Where Murphy strikes is that we can't replicate the problem and have never seen it in production units. Even returned units power up fine for us.
The unit passed EMC immunity at the test house, although I can get it to oscillate by blasting it with 800-900MHz in a TEKBOX TEM cell at full power it doesn't stay oscillating when I turn the amplifier off. It's fine outside this band up to 1600MHz
It's battery powered so it can't be supply ripple, it even behaves on a noisy SMPS. Units are remote and as far away from electrical noise as you can get.
The circuit as provided to us is as attached. Apologies for the format I tidied it as best I could.
Layout is 4-Layer with internal ground and power planes, close attention paid to the routing of the sensitive signals.
It seems the original designer used this as a reference design:
https://www.st.com/resource/en/application_note/dm00096551-signal-conditioning-for-pyroelectric-passive-infrared-pir-sensors-stmicroelectronics.pdfTwo stages amplifier then into two comparators to give the two outputs, lowpass filters on both amplifier stages.
My thoughts/questions on the source of the issue (bearing in mind I'm no Op-Amp expert)
(1) The gain is set quite high, the customer wanted long range.
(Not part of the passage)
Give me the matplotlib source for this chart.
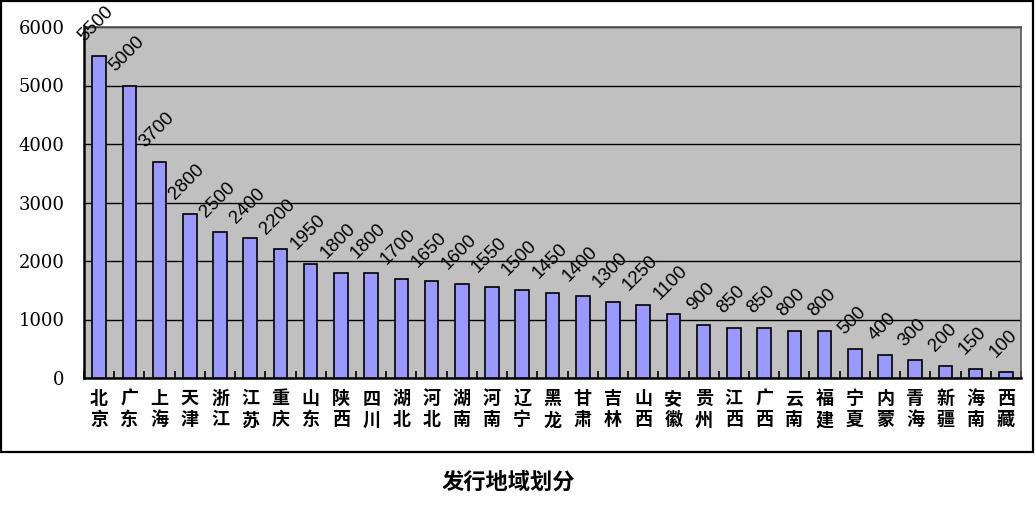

Could this be the root cause? It doesn't explain why some units work totally fine for years Even increasing the gain to the point it occasionally false activates doesn't induce oscillation
(2) The 22nf on the outputs were part of the design handed to us. Could this capacitance be having a negative effect?
(3) The ESD diodes are ESDLIN1524BJ and were my idea in case static was the issue, though it seems to have had no effect.
(4) The outputs go to a PIC24F (via a shielded 250mm cable) which interrupt it from sleep mode, it does it's thing then goes back to sleep. We have ruled out firmware bug as the customer has had units on his bench which he observed oscillating. He was able to see the output go high/low on a meter.
My plan of attack is to try to replicate the problem by making the circuit "worse". Once I can replicate reliably I can figure countermeasures.
We have already tried and failed to replicate with:
- Increased gain
- Supply noise
- Increased Output capacitance
- EMI
Any analogue experts have any suggestions?